» **TASK OBJECTIVE**
Write out all lines holding the word "this".

************

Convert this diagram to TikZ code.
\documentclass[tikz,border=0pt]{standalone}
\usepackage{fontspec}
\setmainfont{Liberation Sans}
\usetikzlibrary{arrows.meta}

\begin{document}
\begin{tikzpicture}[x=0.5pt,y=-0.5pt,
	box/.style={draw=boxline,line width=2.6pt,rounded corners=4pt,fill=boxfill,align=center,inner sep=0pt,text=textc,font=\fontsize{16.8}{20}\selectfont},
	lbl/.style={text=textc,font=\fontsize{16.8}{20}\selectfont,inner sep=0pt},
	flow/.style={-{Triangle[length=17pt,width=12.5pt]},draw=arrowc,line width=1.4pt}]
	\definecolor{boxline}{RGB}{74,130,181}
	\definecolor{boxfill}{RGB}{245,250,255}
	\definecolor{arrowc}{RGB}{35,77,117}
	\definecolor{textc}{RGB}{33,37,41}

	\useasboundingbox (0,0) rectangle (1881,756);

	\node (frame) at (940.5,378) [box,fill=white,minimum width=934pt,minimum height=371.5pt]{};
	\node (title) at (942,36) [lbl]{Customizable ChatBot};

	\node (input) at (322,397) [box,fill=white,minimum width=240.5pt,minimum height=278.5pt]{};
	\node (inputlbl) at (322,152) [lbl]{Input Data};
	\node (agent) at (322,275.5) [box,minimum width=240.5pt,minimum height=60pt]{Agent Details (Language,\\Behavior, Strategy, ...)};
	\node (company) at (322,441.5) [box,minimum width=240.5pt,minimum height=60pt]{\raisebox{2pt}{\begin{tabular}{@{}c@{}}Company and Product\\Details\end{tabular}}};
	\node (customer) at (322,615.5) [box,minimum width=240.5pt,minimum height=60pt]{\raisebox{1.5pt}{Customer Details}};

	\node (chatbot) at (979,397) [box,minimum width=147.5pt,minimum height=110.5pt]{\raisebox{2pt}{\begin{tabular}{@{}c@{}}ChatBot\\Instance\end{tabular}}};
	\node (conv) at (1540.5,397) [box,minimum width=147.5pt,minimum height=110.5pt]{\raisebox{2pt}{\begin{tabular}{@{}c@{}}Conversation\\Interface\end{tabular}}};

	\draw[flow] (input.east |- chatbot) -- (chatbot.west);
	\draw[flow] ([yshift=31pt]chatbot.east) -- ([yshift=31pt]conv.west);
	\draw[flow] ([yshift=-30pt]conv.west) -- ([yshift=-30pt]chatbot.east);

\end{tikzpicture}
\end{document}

************

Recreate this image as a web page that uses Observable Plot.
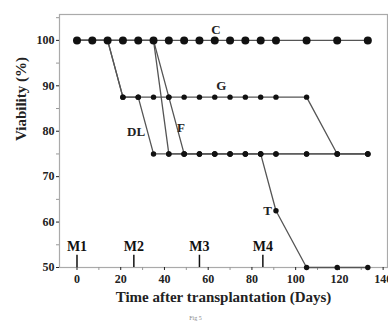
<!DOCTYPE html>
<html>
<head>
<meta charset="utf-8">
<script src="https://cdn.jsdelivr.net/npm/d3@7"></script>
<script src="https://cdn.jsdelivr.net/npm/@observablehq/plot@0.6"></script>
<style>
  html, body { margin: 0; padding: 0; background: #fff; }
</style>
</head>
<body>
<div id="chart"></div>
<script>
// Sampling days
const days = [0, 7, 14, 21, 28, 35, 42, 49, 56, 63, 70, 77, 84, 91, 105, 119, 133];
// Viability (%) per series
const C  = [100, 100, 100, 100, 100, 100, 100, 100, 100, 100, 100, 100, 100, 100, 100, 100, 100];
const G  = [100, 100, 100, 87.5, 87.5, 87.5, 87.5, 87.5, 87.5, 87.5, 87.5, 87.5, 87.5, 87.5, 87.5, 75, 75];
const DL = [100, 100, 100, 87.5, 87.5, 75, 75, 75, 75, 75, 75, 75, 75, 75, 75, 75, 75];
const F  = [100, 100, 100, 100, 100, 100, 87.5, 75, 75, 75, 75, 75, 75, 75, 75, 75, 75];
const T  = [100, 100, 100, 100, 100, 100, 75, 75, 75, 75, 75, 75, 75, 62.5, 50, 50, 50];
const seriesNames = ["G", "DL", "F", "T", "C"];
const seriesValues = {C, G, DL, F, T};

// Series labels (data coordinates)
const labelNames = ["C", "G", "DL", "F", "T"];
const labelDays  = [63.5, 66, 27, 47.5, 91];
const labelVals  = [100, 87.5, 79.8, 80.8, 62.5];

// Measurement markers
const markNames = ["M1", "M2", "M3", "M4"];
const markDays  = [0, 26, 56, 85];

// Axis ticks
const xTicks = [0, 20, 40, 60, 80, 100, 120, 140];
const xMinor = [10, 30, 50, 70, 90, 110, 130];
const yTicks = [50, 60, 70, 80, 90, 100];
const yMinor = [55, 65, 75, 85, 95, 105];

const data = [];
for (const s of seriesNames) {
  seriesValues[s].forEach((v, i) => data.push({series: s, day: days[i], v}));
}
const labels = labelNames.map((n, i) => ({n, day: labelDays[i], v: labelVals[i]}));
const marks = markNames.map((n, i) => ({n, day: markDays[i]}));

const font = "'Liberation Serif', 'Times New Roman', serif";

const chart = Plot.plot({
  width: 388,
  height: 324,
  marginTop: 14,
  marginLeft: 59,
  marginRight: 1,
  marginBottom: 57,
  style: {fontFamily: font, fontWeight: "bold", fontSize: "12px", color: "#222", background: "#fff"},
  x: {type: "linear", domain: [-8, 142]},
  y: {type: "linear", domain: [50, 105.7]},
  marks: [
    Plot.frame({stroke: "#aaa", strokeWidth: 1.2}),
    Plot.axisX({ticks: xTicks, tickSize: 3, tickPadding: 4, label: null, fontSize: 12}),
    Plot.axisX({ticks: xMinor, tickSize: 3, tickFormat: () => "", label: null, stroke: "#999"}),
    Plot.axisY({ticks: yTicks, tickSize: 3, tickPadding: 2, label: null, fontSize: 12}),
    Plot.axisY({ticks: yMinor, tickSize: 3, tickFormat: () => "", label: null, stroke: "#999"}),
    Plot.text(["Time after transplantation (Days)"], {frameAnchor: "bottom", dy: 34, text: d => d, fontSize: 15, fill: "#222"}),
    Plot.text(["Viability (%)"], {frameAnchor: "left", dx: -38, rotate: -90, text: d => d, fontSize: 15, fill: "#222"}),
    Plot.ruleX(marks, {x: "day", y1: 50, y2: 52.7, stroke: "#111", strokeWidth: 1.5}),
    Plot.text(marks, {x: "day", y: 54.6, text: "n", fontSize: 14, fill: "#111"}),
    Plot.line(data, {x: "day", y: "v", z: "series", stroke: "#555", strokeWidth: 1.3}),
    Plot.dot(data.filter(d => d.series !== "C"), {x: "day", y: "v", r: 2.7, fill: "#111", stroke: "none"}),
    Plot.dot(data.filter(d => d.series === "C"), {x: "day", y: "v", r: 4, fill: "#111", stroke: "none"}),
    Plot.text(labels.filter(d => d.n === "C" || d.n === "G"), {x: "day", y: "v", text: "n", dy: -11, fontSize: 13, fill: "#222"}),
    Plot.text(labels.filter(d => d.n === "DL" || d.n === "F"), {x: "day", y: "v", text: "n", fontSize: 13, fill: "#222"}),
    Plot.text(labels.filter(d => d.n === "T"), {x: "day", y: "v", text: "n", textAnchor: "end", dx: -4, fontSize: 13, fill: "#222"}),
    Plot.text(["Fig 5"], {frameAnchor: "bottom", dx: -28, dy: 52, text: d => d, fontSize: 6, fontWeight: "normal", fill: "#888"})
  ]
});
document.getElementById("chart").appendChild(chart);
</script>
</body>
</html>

************

» **FULL ANSWER**
Convert this diagram to TikZ code.
Recreate this image as a web page that uses Observable Plot.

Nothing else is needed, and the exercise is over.